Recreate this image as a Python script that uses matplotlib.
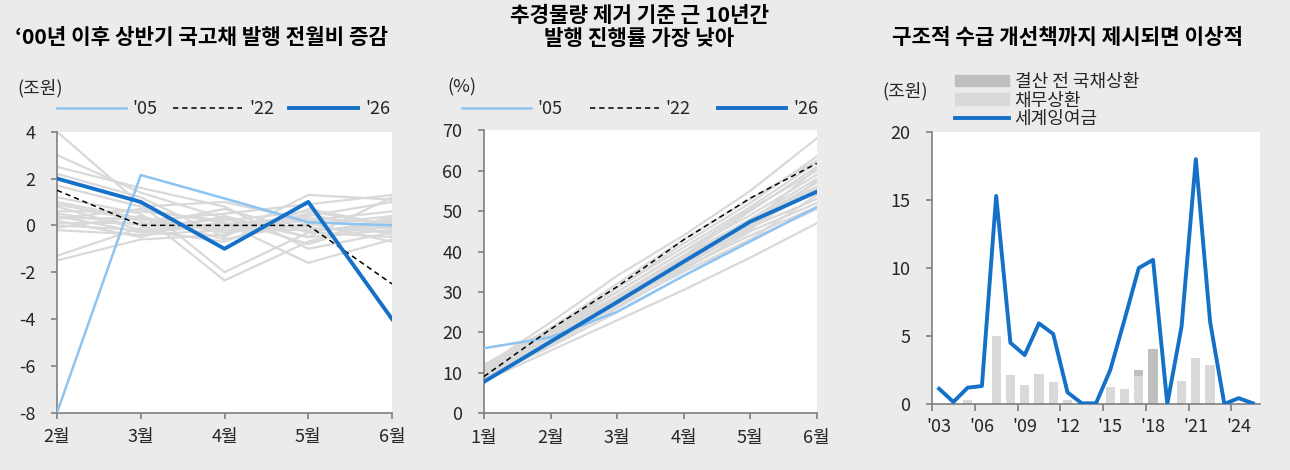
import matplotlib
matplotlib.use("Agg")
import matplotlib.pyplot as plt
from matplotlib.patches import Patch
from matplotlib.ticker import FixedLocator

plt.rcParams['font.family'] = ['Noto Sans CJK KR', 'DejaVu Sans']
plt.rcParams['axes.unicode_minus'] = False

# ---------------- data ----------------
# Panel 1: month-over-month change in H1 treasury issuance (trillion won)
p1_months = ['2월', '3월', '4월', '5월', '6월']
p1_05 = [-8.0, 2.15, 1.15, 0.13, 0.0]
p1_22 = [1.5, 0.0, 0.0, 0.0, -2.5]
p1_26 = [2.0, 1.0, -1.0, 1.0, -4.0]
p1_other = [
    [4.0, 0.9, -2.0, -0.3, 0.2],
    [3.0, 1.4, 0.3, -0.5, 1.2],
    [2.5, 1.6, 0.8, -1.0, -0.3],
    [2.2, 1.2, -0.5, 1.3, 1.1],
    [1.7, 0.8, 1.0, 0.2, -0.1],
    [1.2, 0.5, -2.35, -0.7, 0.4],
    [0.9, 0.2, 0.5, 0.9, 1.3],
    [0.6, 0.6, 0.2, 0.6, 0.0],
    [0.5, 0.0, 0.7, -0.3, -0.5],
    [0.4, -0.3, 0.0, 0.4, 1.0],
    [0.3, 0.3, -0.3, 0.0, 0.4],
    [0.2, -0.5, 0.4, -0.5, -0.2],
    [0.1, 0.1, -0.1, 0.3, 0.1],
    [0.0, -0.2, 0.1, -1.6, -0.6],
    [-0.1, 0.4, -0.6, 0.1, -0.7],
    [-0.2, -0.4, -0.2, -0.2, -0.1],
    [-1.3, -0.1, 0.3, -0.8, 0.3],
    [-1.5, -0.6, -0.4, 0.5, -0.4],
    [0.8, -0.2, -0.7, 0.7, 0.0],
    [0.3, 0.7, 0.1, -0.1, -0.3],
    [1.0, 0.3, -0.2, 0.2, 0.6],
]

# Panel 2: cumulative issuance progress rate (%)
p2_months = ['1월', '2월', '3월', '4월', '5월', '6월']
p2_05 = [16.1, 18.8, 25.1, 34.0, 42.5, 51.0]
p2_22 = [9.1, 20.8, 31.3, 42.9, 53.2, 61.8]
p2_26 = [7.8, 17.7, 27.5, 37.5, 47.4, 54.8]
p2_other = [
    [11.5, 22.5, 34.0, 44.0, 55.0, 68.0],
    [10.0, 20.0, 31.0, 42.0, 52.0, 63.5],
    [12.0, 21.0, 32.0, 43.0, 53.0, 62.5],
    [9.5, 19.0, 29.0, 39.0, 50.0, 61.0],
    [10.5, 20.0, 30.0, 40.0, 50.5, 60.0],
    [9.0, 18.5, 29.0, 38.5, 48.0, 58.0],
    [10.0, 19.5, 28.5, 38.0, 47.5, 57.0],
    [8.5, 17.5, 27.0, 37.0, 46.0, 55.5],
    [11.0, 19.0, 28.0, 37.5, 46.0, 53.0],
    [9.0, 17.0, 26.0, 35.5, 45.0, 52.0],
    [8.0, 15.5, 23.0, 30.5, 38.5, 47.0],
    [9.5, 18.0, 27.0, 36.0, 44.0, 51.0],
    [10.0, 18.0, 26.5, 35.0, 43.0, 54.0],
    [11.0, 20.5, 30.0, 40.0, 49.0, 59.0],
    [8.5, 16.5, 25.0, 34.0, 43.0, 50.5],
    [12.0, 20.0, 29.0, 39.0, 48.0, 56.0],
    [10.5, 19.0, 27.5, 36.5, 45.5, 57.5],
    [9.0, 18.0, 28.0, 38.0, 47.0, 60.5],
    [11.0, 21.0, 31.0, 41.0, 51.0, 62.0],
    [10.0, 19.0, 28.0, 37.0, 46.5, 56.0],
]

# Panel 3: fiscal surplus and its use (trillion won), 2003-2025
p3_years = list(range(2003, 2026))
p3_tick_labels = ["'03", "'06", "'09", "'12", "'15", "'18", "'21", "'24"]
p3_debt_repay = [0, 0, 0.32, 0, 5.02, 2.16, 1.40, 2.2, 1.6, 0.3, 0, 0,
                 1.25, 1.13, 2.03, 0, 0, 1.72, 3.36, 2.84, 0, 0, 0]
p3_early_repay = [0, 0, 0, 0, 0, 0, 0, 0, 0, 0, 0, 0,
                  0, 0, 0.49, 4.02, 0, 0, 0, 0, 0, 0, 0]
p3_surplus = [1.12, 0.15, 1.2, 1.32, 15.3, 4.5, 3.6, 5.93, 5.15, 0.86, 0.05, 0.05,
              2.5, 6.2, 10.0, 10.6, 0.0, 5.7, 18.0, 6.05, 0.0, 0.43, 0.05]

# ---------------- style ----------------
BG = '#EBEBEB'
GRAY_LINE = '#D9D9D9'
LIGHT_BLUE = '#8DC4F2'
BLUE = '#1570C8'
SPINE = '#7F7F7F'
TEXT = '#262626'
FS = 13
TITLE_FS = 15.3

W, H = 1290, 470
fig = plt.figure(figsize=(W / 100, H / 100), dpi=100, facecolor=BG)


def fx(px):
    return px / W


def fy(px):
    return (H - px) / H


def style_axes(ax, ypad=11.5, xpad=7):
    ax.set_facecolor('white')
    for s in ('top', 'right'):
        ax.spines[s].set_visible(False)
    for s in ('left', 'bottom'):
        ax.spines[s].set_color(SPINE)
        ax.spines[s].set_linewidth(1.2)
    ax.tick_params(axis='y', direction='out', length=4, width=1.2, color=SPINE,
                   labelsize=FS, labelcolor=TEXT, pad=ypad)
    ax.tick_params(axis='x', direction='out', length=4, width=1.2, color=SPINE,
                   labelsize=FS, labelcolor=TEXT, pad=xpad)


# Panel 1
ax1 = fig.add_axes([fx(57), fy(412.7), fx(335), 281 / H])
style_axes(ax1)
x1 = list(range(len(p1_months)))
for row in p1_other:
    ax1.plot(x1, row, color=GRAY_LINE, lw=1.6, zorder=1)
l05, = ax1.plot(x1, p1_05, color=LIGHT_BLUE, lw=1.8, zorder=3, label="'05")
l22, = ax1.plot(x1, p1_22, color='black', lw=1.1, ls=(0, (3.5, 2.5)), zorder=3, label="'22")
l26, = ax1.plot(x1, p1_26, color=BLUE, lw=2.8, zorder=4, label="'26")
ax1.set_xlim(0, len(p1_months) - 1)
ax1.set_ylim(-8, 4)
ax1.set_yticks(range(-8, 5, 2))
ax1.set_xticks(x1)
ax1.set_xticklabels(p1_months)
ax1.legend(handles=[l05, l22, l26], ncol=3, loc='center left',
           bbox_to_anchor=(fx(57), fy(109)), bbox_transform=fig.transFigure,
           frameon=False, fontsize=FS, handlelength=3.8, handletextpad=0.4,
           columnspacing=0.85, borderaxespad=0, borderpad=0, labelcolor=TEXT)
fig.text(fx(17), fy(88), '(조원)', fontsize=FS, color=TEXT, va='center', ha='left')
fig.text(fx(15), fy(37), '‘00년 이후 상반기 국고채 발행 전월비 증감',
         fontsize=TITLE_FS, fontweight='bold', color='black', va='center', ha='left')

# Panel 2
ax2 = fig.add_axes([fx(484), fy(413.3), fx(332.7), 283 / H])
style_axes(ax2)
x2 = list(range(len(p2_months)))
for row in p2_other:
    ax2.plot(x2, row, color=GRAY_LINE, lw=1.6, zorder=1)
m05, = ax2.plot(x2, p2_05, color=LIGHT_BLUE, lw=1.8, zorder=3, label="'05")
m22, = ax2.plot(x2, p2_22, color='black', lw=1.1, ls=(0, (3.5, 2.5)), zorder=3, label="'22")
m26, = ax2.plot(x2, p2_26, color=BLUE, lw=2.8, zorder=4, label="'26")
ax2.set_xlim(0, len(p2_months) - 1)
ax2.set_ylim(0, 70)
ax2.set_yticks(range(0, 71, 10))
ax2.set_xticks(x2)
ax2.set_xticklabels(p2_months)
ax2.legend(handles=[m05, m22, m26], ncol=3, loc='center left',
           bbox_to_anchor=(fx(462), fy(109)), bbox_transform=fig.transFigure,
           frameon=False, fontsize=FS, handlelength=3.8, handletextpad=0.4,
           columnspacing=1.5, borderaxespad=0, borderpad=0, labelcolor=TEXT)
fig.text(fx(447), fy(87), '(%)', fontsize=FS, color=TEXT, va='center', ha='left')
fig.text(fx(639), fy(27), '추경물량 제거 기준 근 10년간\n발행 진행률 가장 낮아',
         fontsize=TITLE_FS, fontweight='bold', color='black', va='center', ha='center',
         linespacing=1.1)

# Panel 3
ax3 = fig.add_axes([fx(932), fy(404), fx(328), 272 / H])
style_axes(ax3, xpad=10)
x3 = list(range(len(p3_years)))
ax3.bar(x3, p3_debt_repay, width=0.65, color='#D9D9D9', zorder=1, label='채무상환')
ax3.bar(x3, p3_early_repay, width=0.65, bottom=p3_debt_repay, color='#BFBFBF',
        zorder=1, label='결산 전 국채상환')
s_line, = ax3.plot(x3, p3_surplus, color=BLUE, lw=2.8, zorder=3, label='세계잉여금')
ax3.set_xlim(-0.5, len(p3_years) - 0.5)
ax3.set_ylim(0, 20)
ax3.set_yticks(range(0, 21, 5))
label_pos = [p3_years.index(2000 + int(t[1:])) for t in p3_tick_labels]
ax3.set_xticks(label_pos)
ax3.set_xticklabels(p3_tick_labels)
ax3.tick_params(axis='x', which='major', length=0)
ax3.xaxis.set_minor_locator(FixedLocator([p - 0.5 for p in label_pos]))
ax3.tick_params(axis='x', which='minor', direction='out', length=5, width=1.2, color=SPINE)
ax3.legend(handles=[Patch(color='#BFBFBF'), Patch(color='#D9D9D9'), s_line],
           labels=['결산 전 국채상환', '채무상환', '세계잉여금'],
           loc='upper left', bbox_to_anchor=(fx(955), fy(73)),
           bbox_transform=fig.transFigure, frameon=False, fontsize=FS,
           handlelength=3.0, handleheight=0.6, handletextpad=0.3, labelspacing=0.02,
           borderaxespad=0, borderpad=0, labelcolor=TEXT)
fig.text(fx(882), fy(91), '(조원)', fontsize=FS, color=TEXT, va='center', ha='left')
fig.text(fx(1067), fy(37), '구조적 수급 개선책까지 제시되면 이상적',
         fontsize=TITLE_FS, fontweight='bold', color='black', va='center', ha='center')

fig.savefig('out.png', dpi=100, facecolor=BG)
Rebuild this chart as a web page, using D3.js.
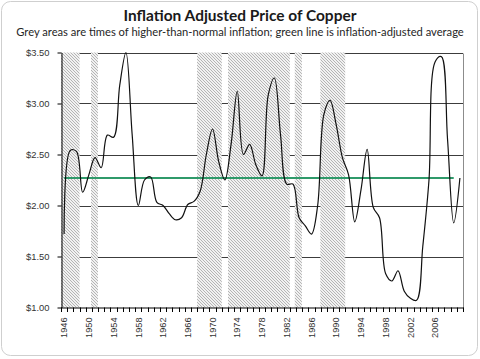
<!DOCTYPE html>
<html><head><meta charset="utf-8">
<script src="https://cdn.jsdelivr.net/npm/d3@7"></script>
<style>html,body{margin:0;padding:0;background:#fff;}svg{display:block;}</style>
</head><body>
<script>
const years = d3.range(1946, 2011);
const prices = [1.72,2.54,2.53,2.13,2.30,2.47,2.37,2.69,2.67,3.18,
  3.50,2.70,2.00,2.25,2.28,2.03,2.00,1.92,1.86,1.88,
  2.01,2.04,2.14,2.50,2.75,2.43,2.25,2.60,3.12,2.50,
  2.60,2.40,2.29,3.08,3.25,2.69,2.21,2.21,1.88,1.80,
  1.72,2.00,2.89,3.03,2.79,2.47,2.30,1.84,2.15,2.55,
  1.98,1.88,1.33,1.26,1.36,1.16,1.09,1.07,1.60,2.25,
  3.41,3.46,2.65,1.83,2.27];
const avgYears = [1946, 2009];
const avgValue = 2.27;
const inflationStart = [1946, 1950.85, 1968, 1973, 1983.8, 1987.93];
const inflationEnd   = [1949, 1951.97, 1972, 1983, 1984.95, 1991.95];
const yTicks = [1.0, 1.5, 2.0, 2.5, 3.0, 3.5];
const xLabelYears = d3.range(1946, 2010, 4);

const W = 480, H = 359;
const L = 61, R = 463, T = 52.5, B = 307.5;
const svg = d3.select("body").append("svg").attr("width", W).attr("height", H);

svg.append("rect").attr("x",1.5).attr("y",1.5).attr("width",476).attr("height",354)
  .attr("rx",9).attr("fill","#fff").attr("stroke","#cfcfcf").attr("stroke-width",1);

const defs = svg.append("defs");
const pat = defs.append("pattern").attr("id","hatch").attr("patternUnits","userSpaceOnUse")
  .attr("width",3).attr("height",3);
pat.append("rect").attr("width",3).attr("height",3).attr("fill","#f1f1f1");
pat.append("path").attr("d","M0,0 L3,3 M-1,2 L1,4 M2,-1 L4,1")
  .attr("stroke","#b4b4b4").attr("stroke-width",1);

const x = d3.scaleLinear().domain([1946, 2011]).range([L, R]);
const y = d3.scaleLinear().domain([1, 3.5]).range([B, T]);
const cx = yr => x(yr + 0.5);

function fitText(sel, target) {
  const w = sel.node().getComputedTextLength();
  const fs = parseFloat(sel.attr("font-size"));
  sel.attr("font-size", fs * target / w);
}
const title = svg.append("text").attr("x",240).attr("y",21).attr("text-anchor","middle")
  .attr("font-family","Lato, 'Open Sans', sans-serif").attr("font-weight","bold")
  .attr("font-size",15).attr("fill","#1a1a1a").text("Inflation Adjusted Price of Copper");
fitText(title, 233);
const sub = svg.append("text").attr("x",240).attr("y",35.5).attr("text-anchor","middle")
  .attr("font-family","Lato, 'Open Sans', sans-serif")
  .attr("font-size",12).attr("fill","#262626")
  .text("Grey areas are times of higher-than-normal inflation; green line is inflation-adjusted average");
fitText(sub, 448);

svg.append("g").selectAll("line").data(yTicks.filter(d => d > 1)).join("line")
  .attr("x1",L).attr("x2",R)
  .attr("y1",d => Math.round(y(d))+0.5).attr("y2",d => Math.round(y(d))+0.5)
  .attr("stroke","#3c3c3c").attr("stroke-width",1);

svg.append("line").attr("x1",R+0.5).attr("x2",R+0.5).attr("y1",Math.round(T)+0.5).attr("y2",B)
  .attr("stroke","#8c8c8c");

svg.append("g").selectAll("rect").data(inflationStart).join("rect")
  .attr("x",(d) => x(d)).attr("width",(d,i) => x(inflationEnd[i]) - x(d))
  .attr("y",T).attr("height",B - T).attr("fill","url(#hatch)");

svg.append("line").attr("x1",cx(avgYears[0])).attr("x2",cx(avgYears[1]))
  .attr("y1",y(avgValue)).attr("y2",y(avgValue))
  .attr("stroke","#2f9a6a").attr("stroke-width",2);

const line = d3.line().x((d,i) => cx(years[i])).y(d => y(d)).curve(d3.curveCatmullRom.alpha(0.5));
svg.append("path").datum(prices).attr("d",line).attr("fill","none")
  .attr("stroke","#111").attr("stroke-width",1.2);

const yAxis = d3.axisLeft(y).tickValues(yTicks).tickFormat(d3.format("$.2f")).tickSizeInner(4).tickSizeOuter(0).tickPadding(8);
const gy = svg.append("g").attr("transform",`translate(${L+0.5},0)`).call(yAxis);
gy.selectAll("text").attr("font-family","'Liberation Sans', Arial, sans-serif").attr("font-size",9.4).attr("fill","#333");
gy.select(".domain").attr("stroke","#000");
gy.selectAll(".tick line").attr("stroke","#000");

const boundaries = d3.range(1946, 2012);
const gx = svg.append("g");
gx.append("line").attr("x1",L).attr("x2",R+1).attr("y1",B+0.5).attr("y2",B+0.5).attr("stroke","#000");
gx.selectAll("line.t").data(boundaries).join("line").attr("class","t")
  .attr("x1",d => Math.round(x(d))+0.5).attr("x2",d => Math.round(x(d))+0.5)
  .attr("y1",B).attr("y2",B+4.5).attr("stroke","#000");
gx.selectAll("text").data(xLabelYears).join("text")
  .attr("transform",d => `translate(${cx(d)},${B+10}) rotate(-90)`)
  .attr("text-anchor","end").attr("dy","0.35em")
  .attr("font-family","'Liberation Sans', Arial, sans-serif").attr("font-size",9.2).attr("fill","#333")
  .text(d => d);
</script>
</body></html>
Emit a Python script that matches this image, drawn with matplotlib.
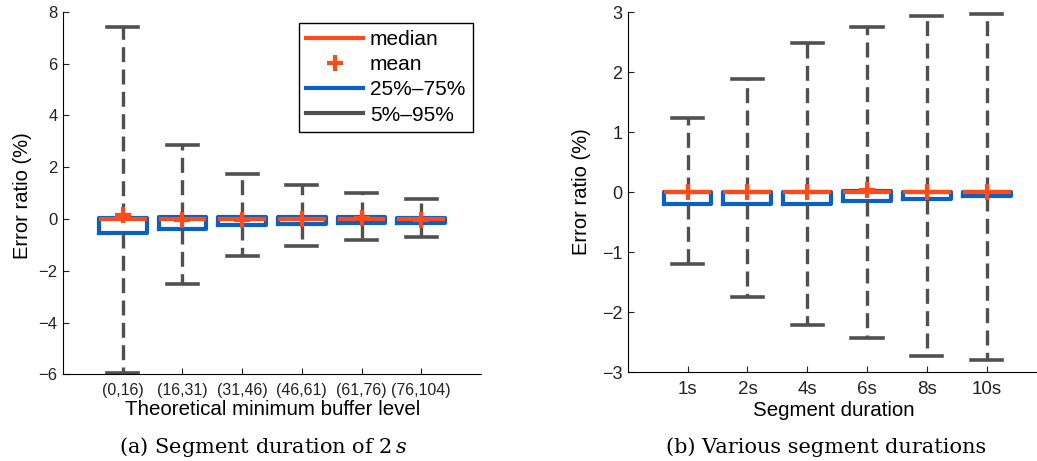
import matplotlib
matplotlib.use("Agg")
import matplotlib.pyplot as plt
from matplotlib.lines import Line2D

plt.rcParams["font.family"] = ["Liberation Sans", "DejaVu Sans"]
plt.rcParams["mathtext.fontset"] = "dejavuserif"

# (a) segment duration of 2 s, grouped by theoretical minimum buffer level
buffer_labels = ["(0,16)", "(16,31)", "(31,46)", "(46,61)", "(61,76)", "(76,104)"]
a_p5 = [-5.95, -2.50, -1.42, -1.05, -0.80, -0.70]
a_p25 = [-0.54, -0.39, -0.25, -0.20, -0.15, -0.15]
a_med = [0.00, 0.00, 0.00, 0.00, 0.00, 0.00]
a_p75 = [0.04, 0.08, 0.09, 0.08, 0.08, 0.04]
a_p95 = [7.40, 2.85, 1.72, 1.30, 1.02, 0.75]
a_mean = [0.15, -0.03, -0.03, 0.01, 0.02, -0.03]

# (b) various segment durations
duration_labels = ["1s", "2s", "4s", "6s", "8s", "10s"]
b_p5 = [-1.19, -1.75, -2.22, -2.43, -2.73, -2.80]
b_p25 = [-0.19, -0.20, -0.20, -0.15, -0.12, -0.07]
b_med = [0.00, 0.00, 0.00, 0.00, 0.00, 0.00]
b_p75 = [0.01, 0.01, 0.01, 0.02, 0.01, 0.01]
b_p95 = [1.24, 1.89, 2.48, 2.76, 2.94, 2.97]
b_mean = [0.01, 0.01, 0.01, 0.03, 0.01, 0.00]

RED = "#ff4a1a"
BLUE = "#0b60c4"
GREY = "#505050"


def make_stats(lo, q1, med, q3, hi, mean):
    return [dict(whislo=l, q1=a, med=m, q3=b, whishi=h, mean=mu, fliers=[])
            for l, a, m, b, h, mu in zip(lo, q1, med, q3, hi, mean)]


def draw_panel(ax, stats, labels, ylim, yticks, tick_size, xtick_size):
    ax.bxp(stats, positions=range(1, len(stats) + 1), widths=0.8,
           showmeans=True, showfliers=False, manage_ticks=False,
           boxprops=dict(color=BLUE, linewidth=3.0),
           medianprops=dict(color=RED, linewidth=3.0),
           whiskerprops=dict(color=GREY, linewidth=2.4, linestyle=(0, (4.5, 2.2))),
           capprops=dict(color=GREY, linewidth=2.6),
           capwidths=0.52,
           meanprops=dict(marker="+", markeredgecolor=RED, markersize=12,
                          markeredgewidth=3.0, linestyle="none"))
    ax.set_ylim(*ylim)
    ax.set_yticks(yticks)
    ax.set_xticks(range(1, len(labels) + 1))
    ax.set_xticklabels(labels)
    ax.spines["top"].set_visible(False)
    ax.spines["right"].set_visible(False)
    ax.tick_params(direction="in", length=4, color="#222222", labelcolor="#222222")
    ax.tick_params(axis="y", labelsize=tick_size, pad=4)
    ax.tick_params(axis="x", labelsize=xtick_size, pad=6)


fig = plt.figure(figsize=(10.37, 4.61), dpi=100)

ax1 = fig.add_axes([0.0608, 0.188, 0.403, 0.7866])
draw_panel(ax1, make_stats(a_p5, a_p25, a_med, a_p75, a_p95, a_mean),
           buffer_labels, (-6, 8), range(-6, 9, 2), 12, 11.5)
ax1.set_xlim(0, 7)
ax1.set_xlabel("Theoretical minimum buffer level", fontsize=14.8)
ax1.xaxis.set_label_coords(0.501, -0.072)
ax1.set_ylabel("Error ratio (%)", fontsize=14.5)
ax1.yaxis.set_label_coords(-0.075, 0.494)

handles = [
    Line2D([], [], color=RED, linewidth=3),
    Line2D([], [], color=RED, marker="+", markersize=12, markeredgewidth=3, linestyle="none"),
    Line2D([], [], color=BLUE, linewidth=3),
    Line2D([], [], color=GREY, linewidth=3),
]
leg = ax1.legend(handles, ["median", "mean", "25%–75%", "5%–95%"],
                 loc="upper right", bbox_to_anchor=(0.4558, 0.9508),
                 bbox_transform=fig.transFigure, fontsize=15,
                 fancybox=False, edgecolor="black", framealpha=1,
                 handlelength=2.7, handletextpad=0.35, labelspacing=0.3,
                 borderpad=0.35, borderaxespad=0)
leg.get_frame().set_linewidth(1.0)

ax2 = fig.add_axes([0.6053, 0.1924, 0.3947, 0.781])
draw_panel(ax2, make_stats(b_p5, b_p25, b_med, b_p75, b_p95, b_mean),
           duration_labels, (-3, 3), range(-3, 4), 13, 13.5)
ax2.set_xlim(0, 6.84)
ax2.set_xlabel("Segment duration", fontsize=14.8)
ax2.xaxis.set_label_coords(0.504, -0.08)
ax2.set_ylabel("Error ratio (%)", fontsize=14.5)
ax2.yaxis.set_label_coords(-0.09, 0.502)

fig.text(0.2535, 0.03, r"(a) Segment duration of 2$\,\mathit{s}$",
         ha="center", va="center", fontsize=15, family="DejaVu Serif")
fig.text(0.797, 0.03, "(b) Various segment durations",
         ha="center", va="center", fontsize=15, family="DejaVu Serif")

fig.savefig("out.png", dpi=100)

================================

**Your objective**
Output exactly the lines above, from the line with "Emit a Python" to the line with "for l, a, m, b, h, mu", both included; skip the pictures.

**Correct result**
Emit a Python script that matches this image, drawn with matplotlib.
import matplotlib
matplotlib.use("Agg")
import matplotlib.pyplot as plt
from matplotlib.lines import Line2D

plt.rcParams["font.family"] = ["Liberation Sans", "DejaVu Sans"]
plt.rcParams["mathtext.fontset"] = "dejavuserif"

# (a) segment duration of 2 s, grouped by theoretical minimum buffer level
buffer_labels = ["(0,16)", "(16,31)", "(31,46)", "(46,61)", "(61,76)", "(76,104)"]
a_p5 = [-5.95, -2.50, -1.42, -1.05, -0.80, -0.70]
a_p25 = [-0.54, -0.39, -0.25, -0.20, -0.15, -0.15]
a_med = [0.00, 0.00, 0.00, 0.00, 0.00, 0.00]
a_p75 = [0.04, 0.08, 0.09, 0.08, 0.08, 0.04]
a_p95 = [7.40, 2.85, 1.72, 1.30, 1.02, 0.75]
a_mean = [0.15, -0.03, -0.03, 0.01, 0.02, -0.03]

# (b) various segment durations
duration_labels = ["1s", "2s", "4s", "6s", "8s", "10s"]
b_p5 = [-1.19, -1.75, -2.22, -2.43, -2.73, -2.80]
b_p25 = [-0.19, -0.20, -0.20, -0.15, -0.12, -0.07]
b_med = [0.00, 0.00, 0.00, 0.00, 0.00, 0.00]
b_p75 = [0.01, 0.01, 0.01, 0.02, 0.01, 0.01]
b_p95 = [1.24, 1.89, 2.48, 2.76, 2.94, 2.97]
b_mean = [0.01, 0.01, 0.01, 0.03, 0.01, 0.00]

RED = "#ff4a1a"
BLUE = "#0b60c4"
GREY = "#505050"


def make_stats(lo, q1, med, q3, hi, mean):
    return [dict(whislo=l, q1=a, med=m, q3=b, whishi=h, mean=mu, fliers=[])
            for l, a, m, b, h, mu in zip(lo, q1, med, q3, hi, mean)]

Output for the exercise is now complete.